How to use a roundabout

A roundabout is a circular intersection without stop signs or traffic signals. Traffic flows counterclockwise around a central island.
The benefits? Roundabouts improve traffic flow. They reduce serious crashes, injuries and fatalities because they virtually eliminate the chance of a head-on or right-angle collisions. They improve safety for pedestrians and cyclists. Roundabouts can even reduce greenhouse gas emissions.

Roundabouts

Tips for drivers

  • You’ll see crosswalks on the entry legs to the roundabout. You need to yield to any pedestrians or cyclists in the crosswalk and be sure you don’t block it.
  • Yield to traffic that’s already inside the roundabout—it has the right of way.
  • Drive counter-clockwise within the asphalt lane.
  • There is usually a raised or colored apron around the center island in the roundabout. It’s there for large trucks and emergency vehicles only. Stay off that area.
  • It’s there for large trucks and emergency vehicles only. Stay off that area.
  • Keep moving while you’re in the roundabout. If an emergency vehicle approaches, don’t block its path.
  • When you’re leaving the roundabout, signal a right turn just before you exit.
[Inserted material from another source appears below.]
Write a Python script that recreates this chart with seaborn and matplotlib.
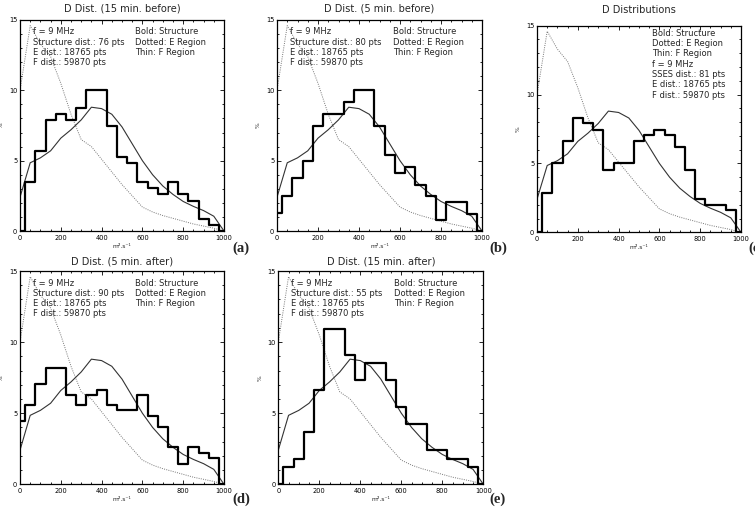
"""
Diffusion coefficient distributions around the structure (panels a-e).
"""
import matplotlib.pyplot as plt
import numpy as np
import seaborn as sns
from matplotlib.ticker import MultipleLocator

# bin centres (m2.s-1)
d_centers = [0, 50, 100, 150, 200, 250, 300, 350, 400, 450, 500,
             550, 600, 650, 700, 750, 800, 850, 900, 950, 1000]

# reference distributions, same in every panel
e_region = [10.0, 14.6, 13.3, 12.4, 10.5, 8.3, 6.5, 6.0, 5.1, 4.2, 3.3,
            2.5, 1.7, 1.35, 1.1, 0.9, 0.7, 0.5, 0.35, 0.2, 0.0]
f_region = [2.4, 4.85, 5.2, 5.7, 6.6, 7.2, 7.9, 8.8, 8.7, 8.3, 7.4,
            6.2, 5.0, 4.0, 3.2, 2.6, 2.1, 1.75, 1.45, 1.05, 0.0]

# structure distributions
struct_15_before = [0, 3.45, 5.7, 7.9, 8.3, 7.9, 8.75, 10.05, 10.05, 7.45, 5.25,
                    4.8, 3.45, 3.05, 2.6, 3.45, 2.6, 2.15, 0.85, 0.4, 0]
struct_5_before = [1.25, 2.5, 3.75, 5.0, 7.5, 8.3, 8.3, 9.15, 10.0, 10.0, 7.5,
                   5.4, 4.15, 4.55, 3.3, 2.5, 0.8, 2.05, 2.05, 1.2, 0]
struct_sses = [0, 2.85, 5.0, 6.65, 8.3, 7.9, 7.45, 4.55, 5.0, 5.0, 6.65,
               7.05, 7.45, 7.05, 6.2, 4.55, 2.45, 2.0, 2.0, 1.6, 0]
struct_5_after = [4.45, 5.55, 7.05, 8.15, 8.15, 6.25, 5.55, 6.25, 6.65, 5.55, 5.2,
                  5.2, 6.25, 4.8, 4.05, 2.6, 1.45, 2.6, 2.2, 1.85, 0]
struct_15_after = [0, 1.2, 1.8, 3.65, 6.65, 10.9, 10.9, 9.1, 7.3, 8.5, 8.5,
                   7.3, 5.45, 4.25, 4.25, 2.4, 2.4, 1.8, 1.8, 1.2, 0]

titles = ["D Dist. (15 min. before)", "D Dist. (5 min. before)", "D Distributions",
          "D Dist. (5 min. after)", "D Dist. (15 min. after)"]
n_points = ["76", "80", "81", "90", "55"]
panel_tags = ["(a)", "(b)", "(c)", "(d)", "(e)"]

W, H = 755, 517
# left, top, right, bottom in pixels
boxes = [(20, 20, 224, 231), (277, 20, 482, 231), (537, 25.7, 741, 232.3),
         (20, 271, 224, 484.3), (278.3, 271, 483.3, 484.3)]
title_gap = [11.7, 11.7, 15.7, 10, 10]
tag_x = [232, 489, 748, 232, 489]
tag_y = [248, 248, 248, 499, 499]

sns.set_style("ticks")
plt.rcParams["font.family"] = ["DejaVu Sans"]
plt.rcParams.update({
    "xtick.direction": "in", "ytick.direction": "in",
    "xtick.top": True, "ytick.right": True,
    "xtick.major.size": 3, "ytick.major.size": 3,
    "xtick.minor.size": 1.5, "ytick.minor.size": 1.5,
    "xtick.major.width": 0.6, "ytick.major.width": 0.6,
    "xtick.minor.width": 0.6, "ytick.minor.width": 0.6,
    "xtick.color": "black", "ytick.color": "black",
    "axes.edgecolor": "black", "axes.linewidth": 0.9,
})

fig = plt.figure(figsize=(W / 100, H / 100), dpi=100)

structures = [struct_15_before, struct_5_before, struct_sses,
              struct_5_after, struct_15_after]

for i, (left, top, right, bottom) in enumerate(boxes):
    ax = fig.add_axes([left / W, 1 - bottom / H, (right - left) / W, (bottom - top) / H])
    h_px = bottom - top

    sns.lineplot(x=d_centers, y=e_region, ax=ax, color="#777777", lw=0.7,
                 linestyle=(0, (1, 1.3)), sort=False)
    sns.lineplot(x=d_centers, y=f_region, ax=ax, color="#333333", lw=0.8, sort=False)
    sns.lineplot(x=d_centers, y=structures[i], ax=ax, color="black", lw=1.6,
                 drawstyle="steps-mid", sort=False)

    ax.set_xlim(0, 1000)
    ax.set_ylim(0, 15)
    ax.xaxis.set_major_locator(MultipleLocator(200))
    ax.xaxis.set_minor_locator(MultipleLocator(50))
    ax.yaxis.set_major_locator(MultipleLocator(5))
    ax.yaxis.set_minor_locator(MultipleLocator(1))
    ax.tick_params(axis="x", which="both", labelsize=4.8, pad=3)
    ax.tick_params(axis="y", which="both", labelsize=4.8, pad=2)
    ax.set_xlabel("m².s⁻¹", fontsize=4.3, labelpad=2)
    ax.set_ylabel("%", fontsize=4.3, rotation=90)
    ax.yaxis.set_label_coords(-16 / (right - left), 0.5)

    ax.text(0.5, 1 + title_gap[i] / h_px, titles[i], transform=ax.transAxes,
            ha="center", va="center", fontsize=7.1)

    step = 10.3 / h_px
    if i == 2:
        lines = ["Bold: Structure", "Dotted: E Region", "Thin: F Region",
                 "f = 9 MHz", "SSES dist.: 81 pts", "E dist.: 18765 pts",
                 "F dist.: 59870 pts"]
        y0 = 1 - 7.6 / h_px
        for k, txt in enumerate(lines):
            ax.text(0.562, y0 - k * step, txt, transform=ax.transAxes,
                    ha="left", va="center", fontsize=6)
    else:
        left_lines = ["f = 9 MHz", f"Structure dist.: {n_points[i]} pts",
                      "E dist.: 18765 pts", "F dist.: 59870 pts"]
        right_lines = ["Bold: Structure", "Dotted: E Region", "Thin: F Region"]
        y0 = 1 - 12 / h_px
        for k, txt in enumerate(left_lines):
            ax.text(0.064, y0 - k * step, txt, transform=ax.transAxes,
                    ha="left", va="center", fontsize=6)
        for k, txt in enumerate(right_lines):
            ax.text(0.564, y0 - k * step, txt, transform=ax.transAxes,
                    ha="left", va="center", fontsize=6)

    fig.text(tag_x[i] / W, 1 - tag_y[i] / H, panel_tags[i], ha="left", va="center",
             fontsize=10.5, fontweight="bold", family="Liberation Serif")

fig.savefig("out.png", dpi=100)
That lets drivers waiting to enter the roundabout and pedestrians waiting to cross know your intentions.
  • Yield to pedestrians crossing the exit lane.

Tips for cyclists

  • Cyclists can ride either with traffic or on the cycling pathway.
  • If you’re riding on the road, merge with traffic before you enter the roundabout.
  • If you’re using the cycle path:

– Enter the roundabout via the ramp that extends from the shoulder of the road.
– Watch your speed when you’re on the pathway, and be aware of pedestrians.
– Dismount and use the marked crosswalks to cross the intersecting streets.

Tips for pedestrians

  • When you’re crossing the legs of a roundabout, always use the marked crosswalks.
  • Just like crossing any road, wait for a gap in traffic, or until all vehicles are stopped.
  • Don’t cross to the center island.
  • Be aware of cyclists sharing the crosswalk and pathways.